__Given information__:
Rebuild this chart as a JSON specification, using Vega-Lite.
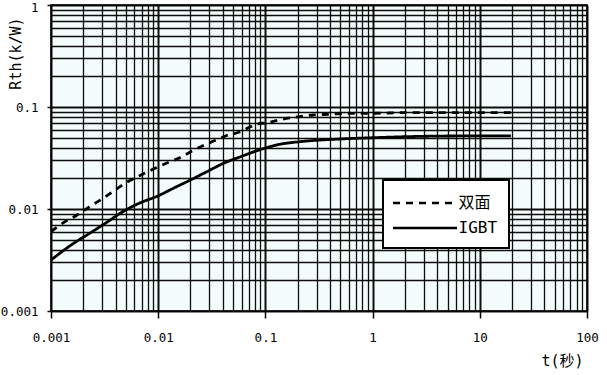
{
  "$schema": "https://vega.github.io/schema/vega-lite/v6.json",
  "width": 536,
  "height": 306,
  "autosize": "none",
  "padding": {"left": 51, "top": 5, "right": 20, "bottom": 64},
  "background": "white",
  "view": {"fill": "#f3fbfb", "stroke": "black", "strokeWidth": 1.5},
  "data": {
    "values": [
      {"series": "双面", "t": 0.001, "R": 0.0060},
      {"series": "双面", "t": 0.00132, "R": 0.0074},
      {"series": "双面", "t": 0.00171, "R": 0.0086},
      {"series": "双面", "t": 0.00228, "R": 0.0105},
      {"series": "双面", "t": 0.00291, "R": 0.0123},
      {"series": "双面", "t": 0.00388, "R": 0.0151},
      {"series": "双面", "t": 0.00502, "R": 0.0181},
      {"series": "双面", "t": 0.00664, "R": 0.0211},
      {"series": "双面", "t": 0.00891, "R": 0.0245},
      {"series": "双面", "t": 0.0119, "R": 0.0281},
      {"series": "双面", "t": 0.0159, "R": 0.0318},
      {"series": "双面", "t": 0.0207, "R": 0.037},
      {"series": "双面", "t": 0.027, "R": 0.0424},
      {"series": "双面", "t": 0.0366, "R": 0.0486},
      {"series": "双面", "t": 0.0424, "R": 0.052},
      {"series": "双面", "t": 0.0563, "R": 0.0565},
      {"series": "双面", "t": 0.0727, "R": 0.064},
      {"series": "双面", "t": 0.0826, "R": 0.068},
      {"series": "双面", "t": 0.104, "R": 0.0701},
      {"series": "双面", "t": 0.143, "R": 0.0759},
      {"series": "双面", "t": 0.198, "R": 0.080},
      {"series": "双面", "t": 0.28, "R": 0.0835},
      {"series": "双面", "t": 0.39, "R": 0.0848},
      {"series": "双面", "t": 0.56, "R": 0.0866},
      {"series": "双面", "t": 1.06, "R": 0.0868},
      {"series": "双面", "t": 2.04, "R": 0.088},
      {"series": "双面", "t": 4.0, "R": 0.088},
      {"series": "双面", "t": 7.9, "R": 0.088},
      {"series": "双面", "t": 20.3, "R": 0.088},
      {"series": "IGBT", "t": 0.001, "R": 0.00316},
      {"series": "IGBT", "t": 0.00162, "R": 0.0046},
      {"series": "IGBT", "t": 0.00231, "R": 0.0058},
      {"series": "IGBT", "t": 0.00331, "R": 0.0074},
      {"series": "IGBT", "t": 0.00474, "R": 0.0095},
      {"series": "IGBT", "t": 0.00679, "R": 0.0115},
      {"series": "IGBT", "t": 0.00973, "R": 0.0133},
      {"series": "IGBT", "t": 0.0139, "R": 0.0160},
      {"series": "IGBT", "t": 0.0199, "R": 0.0192},
      {"series": "IGBT", "t": 0.0284, "R": 0.0232},
      {"series": "IGBT", "t": 0.0408, "R": 0.0281},
      {"series": "IGBT", "t": 0.0584, "R": 0.0325},
      {"series": "IGBT", "t": 0.0837, "R": 0.0373},
      {"series": "IGBT", "t": 0.138, "R": 0.0432},
      {"series": "IGBT", "t": 0.21, "R": 0.0457},
      {"series": "IGBT", "t": 0.5, "R": 0.0486},
      {"series": "IGBT", "t": 1.02, "R": 0.050},
      {"series": "IGBT", "t": 2.1, "R": 0.0512},
      {"series": "IGBT", "t": 6.6, "R": 0.052},
      {"series": "IGBT", "t": 19.5, "R": 0.052}
    ]
  },
  "mark": {"type": "line", "color": "black", "strokeWidth": 2.8, "clip": true, "interpolate": "monotone"},
  "encoding": {
    "x": {
      "field": "t",
      "type": "quantitative",
      "scale": {"type": "log", "domain": [0.001, 100], "nice": false},
      "axis": {
        "title": "t(秒)",
        "titleFont": "DejaVu Sans Mono, Noto Sans CJK SC",
        "titleFontSize": 15,
        "titleFontWeight": "normal",
        "titleColor": "black",
        "titleX": 511,
        "titleY": 49,
        "titleAlign": "center",
        "titleBaseline": "middle",
        "values": [0.001,0.002,0.003,0.004,0.005,0.006,0.007,0.008,0.009,0.01,0.02,0.03,0.04,0.05,0.06,0.07,0.08,0.09,0.1,0.2,0.3,0.4,0.5,0.6,0.7,0.8,0.9,1,2,3,4,5,6,7,8,9,10,20,30,40,50,60,70,80,90,100],
        "format": "~g",
        "labelExpr": "indexof([0.001,0.01,0.1,1,10,100], datum.value) >= 0 ? datum.label : ''",
        "labelOverlap": false,
        "labelFlush": false,
        "labelBound": false,
        "labelFont": "DejaVu Sans Mono",
        "labelFontSize": 12.5,
        "labelColor": "black",
        "labelPadding": 13,
        "tickSize": 7,
        "tickColor": "black",
        "tickWidth": 1.5,
        "tickOpacity": {"condition": {"test": "indexof([0.001,0.01,0.1,1,10,100], datum.value) >= 0", "value": 1}, "value": 0},
        "domain": false,
        "grid": true,
        "gridColor": "black",
        "gridOpacity": 0.95,
        "gridWidth": {"condition": {"test": "indexof([0.001,0.01,0.1,1,10,100], datum.value) >= 0", "value": 2}, "value": 1.3}
      }
    },
    "y": {
      "field": "R",
      "type": "quantitative",
      "scale": {"type": "log", "domain": [0.001, 1], "nice": false},
      "axis": {
        "title": "Rth(k/W)",
        "titleFont": "DejaVu Sans Mono",
        "titleFontSize": 15,
        "titleFontWeight": "normal",
        "titleColor": "black",
        "titleX": -36,
        "titleY": 48,
        "titleAngle": 270,
        "titleAlign": "center",
        "titleBaseline": "middle",
        "values": [0.001,0.002,0.003,0.004,0.005,0.006,0.007,0.008,0.009,0.01,0.02,0.03,0.04,0.05,0.06,0.07,0.08,0.09,0.1,0.2,0.3,0.4,0.5,0.6,0.7,0.8,0.9,1],
        "format": "~g",
        "labelExpr": "indexof([0.001,0.01,0.1,1], datum.value) >= 0 ? datum.label : ''",
        "labelOverlap": false,
        "labelFlush": false,
        "labelBound": false,
        "labelFont": "DejaVu Sans Mono",
        "labelFontSize": 12.5,
        "labelColor": "black",
        "labelPadding": 9,
        "labelOffset": {"condition": {"test": "datum.value == 1", "value": 2}, "value": 0},
        "tickSize": 4,
        "tickColor": "black",
        "tickWidth": 1.5,
        "tickOpacity": {"condition": {"test": "indexof([0.001,0.01,0.1,1], datum.value) >= 0", "value": 1}, "value": 0},
        "domain": false,
        "grid": true,
        "gridColor": "black",
        "gridOpacity": 0.95,
        "gridWidth": {"condition": {"test": "indexof([0.001,0.01,0.1,1], datum.value) >= 0", "value": 2}, "value": 1.3}
      }
    },
    "strokeDash": {
      "field": "series",
      "type": "nominal",
      "scale": {"domain": ["双面", "IGBT"], "range": [[7, 6], [1, 0]]},
      "legend": {
        "orient": "none",
        "legendX": 332,
        "legendY": 175,
        "title": null,
        "symbolType": "M-3.2,0H3.2",
        "symbolSize": 400,
        "symbolStrokeWidth": 2.5,
        "symbolStrokeColor": "black",
        "symbolOffset": 19,
        "labelFont": "DejaVu Sans Mono, Noto Sans CJK SC",
        "labelFontSize": 16,
        "labelColor": "black",
        "labelOffset": 22,
        "fillColor": "white",
        "strokeColor": "black",
        "padding": 11.5,
        "rowPadding": 5,
        "encode": {"legend": {"update": {"strokeWidth": {"value": 2}}}}
      }
    }
  }
}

__Exercise description__:
Give an exact copy of the material, leaving out every picture.

__Solution__:
Rebuild this chart as a JSON specification, using Vega-Lite.
{
  "$schema": "https://vega.github.io/schema/vega-lite/v6.json",
  "width": 536,
  "height": 306,
  "autosize": "none",
  "padding": {"left": 51, "top": 5, "right": 20, "bottom": 64},
  "background": "white",
  "view": {"fill": "#f3fbfb", "stroke": "black", "strokeWidth": 1.5},
  "data": {
    "values": [
      {"series": "双面", "t": 0.001, "R": 0.0060},
      {"series": "双面", "t": 0.00132, "R": 0.0074},
      {"series": "双面", "t": 0.00171, "R": 0.0086},
      {"series": "双面", "t": 0.00228, "R": 0.0105},
      {"series": "双面", "t": 0.00291, "R": 0.0123},
      {"series": "双面", "t": 0.00388, "R": 0.0151},
      {"series": "双面", "t": 0.00502, "R": 0.0181},
      {"series": "双面", "t": 0.00664, "R": 0.0211},
      {"series": "双面", "t": 0.00891, "R": 0.0245},
      {"series": "双面", "t": 0.0119, "R": 0.0281},
      {"series": "双面", "t": 0.0159, "R": 0.0318},
      {"series": "双面", "t": 0.0207, "R": 0.037},
      {"series": "双面", "t": 0.027, "R": 0.0424},
      {"series": "双面", "t": 0.0366, "R": 0.0486},
      {"series": "双面", "t": 0.0424, "R": 0.052},
      {"series": "双面", "t": 0.0563, "R": 0.0565},
      {"series": "双面", "t": 0.0727, "R": 0.064},
      {"series": "双面", "t": 0.0826, "R": 0.068},
      {"series": "双面", "t": 0.104, "R": 0.0701},
      {"series": "双面", "t": 0.143, "R": 0.0759},
      {"series": "双面", "t": 0.198, "R": 0.080},
      {"series": "双面", "t": 0.28, "R": 0.0835},
      {"series": "双面", "t": 0.39, "R": 0.0848},
      {"series": "双面", "t": 0.56, "R": 0.0866},
      {"series": "双面", "t": 1.06, "R": 0.0868},
      {"series": "双面", "t": 2.04, "R": 0.088},
      {"series": "双面", "t": 4.0, "R": 0.088},
      {"series": "双面", "t": 7.9, "R": 0.088},
      {"series": "双面", "t": 20.3, "R": 0.088},
      {"series": "IGBT", "t": 0.001, "R": 0.00316},
      {"series": "IGBT", "t": 0.00162, "R": 0.0046},
      {"series": "IGBT", "t": 0.00231, "R": 0.0058},
      {"series": "IGBT", "t": 0.00331, "R": 0.0074},
      {"series": "IGBT", "t": 0.00474, "R": 0.0095},
      {"series": "IGBT", "t": 0.00679, "R": 0.0115},
      {"series": "IGBT", "t": 0.00973, "R": 0.0133},
      {"series": "IGBT", "t": 0.0139, "R": 0.0160},
      {"series": "IGBT", "t": 0.0199, "R": 0.0192},
      {"series": "IGBT", "t": 0.0284, "R": 0.0232},
      {"series": "IGBT", "t": 0.0408, "R": 0.0281},
      {"series": "IGBT", "t": 0.0584, "R": 0.0325},
      {"series": "IGBT", "t": 0.0837, "R": 0.0373},
      {"series": "IGBT", "t": 0.138, "R": 0.0432},
      {"series": "IGBT", "t": 0.21, "R": 0.0457},
      {"series": "IGBT", "t": 0.5, "R": 0.0486},
      {"series": "IGBT", "t": 1.02, "R": 0.050},
      {"series": "IGBT", "t": 2.1, "R": 0.0512},
      {"series": "IGBT", "t": 6.6, "R": 0.052},
      {"series": "IGBT", "t": 19.5, "R": 0.052}
    ]
  },
  "mark": {"type": "line", "color": "black", "strokeWidth": 2.8, "clip": true, "interpolate": "monotone"},
  "encoding": {
    "x": {
      "field": "t",
      "type": "quantitative",
      "scale": {"type": "log", "domain": [0.001, 100], "nice": false},
      "axis": {
        "title": "t(秒)",
        "titleFont": "DejaVu Sans Mono, Noto Sans CJK SC",
        "titleFontSize": 15,
        "titleFontWeight": "normal",
        "titleColor": "black",
        "titleX": 511,
        "titleY": 49,
        "titleAlign": "center",
        "titleBaseline": "middle",
        "values": [0.001,0.002,0.003,0.004,0.005,0.006,0.007,0.008,0.009,0.01,0.02,0.03,0.04,0.05,0.06,0.07,0.08,0.09,0.1,0.2,0.3,0.4,0.5,0.6,0.7,0.8,0.9,1,2,3,4,5,6,7,8,9,10,20,30,40,50,60,70,80,90,100],
        "format": "~g",
        "labelExpr": "indexof([0.001,0.01,0.1,1,10,100], datum.value) >= 0 ? datum.label : ''",
        "labelOverlap": false,
        "labelFlush": false,
        "labelBound": false,
        "labelFont": "DejaVu Sans Mono",
        "labelFontSize": 12.5,
        "labelColor": "black",
        "labelPadding": 13,
        "tickSize": 7,
        "tickColor": "black",
        "tickWidth": 1.5,
        "tickOpacity": {"condition": {"test": "indexof([0.001,0.01,0.1,1,10,100], datum.value) >= 0", "value": 1}, "value": 0},
        "domain": false,
        "grid": true,
        "gridColor": "black",
        "gridOpacity": 0.95,
        "gridWidth": {"condition": {"test": "indexof([0.001,0.01,0.1,1,10,100], datum.value) >= 0", "value": 2}, "value": 1.3}
      }
    },
    "y": {
      "field": "R",
      "type": "quantitative",
      "scale": {"type": "log", "domain": [0.001, 1], "nice": false},
      "axis": {
        "title": "Rth(k/W)",
        "titleFont": "DejaVu Sans Mono",
        "titleFontSize": 15,
        "titleFontWeight": "normal",
        "titleColor": "black",
        "titleX": -36,
        "titleY": 48,
        "titleAngle": 270,
        "titleAlign": "center",
        "titleBaseline": "middle",
        "values": [0.001,0.002,0.003,0.004,0.005,0.006,0.007,0.008,0.009,0.01,0.02,0.03,0.04,0.05,0.06,0.07,0.08,0.09,0.1,0.2,0.3,0.4,0.5,0.6,0.7,0.8,0.9,1],
        "format": "~g",
        "labelExpr": "indexof([0.001,0.01,0.1,1], datum.value) >= 0 ? datum.label : ''",
        "labelOverlap": false,
        "labelFlush": false,
        "labelBound": false,
        "labelFont": "DejaVu Sans Mono",
        "labelFontSize": 12.5,
        "labelColor": "black",
        "labelPadding": 9,
        "labelOffset": {"condition": {"test": "datum.value == 1", "value": 2}, "value": 0},
        "tickSize": 4,
        "tickColor": "black",
        "tickWidth": 1.5,
        "tickOpacity": {"condition": {"test": "indexof([0.001,0.01,0.1,1], datum.value) >= 0", "value": 1}, "value": 0},
        "domain": false,
        "grid": true,
        "gridColor": "black",
        "gridOpacity": 0.95,
        "gridWidth": {"condition": {"test": "indexof([0.001,0.01,0.1,1], datum.value) >= 0", "value": 2}, "value": 1.3}
      }
    },
    "strokeDash": {
      "field": "series",
      "type": "nominal",
      "scale": {"domain": ["双面", "IGBT"], "range": [[7, 6], [1, 0]]},
      "legend": {
        "orient": "none",
        "legendX": 332,
        "legendY": 175,
        "title": null,
        "symbolType": "M-3.2,0H3.2",
        "symbolSize": 400,
        "symbolStrokeWidth": 2.5,
        "symbolStrokeColor": "black",
        "symbolOffset": 19,
        "labelFont": "DejaVu Sans Mono, Noto Sans CJK SC",
        "labelFontSize": 16,
        "labelColor": "black",
        "labelOffset": 22,
        "fillColor": "white",
        "strokeColor": "black",
        "padding": 11.5,
        "rowPadding": 5,
        "encode": {"legend": {"update": {"strokeWidth": {"value": 2}}}}
      }
    }
  }
}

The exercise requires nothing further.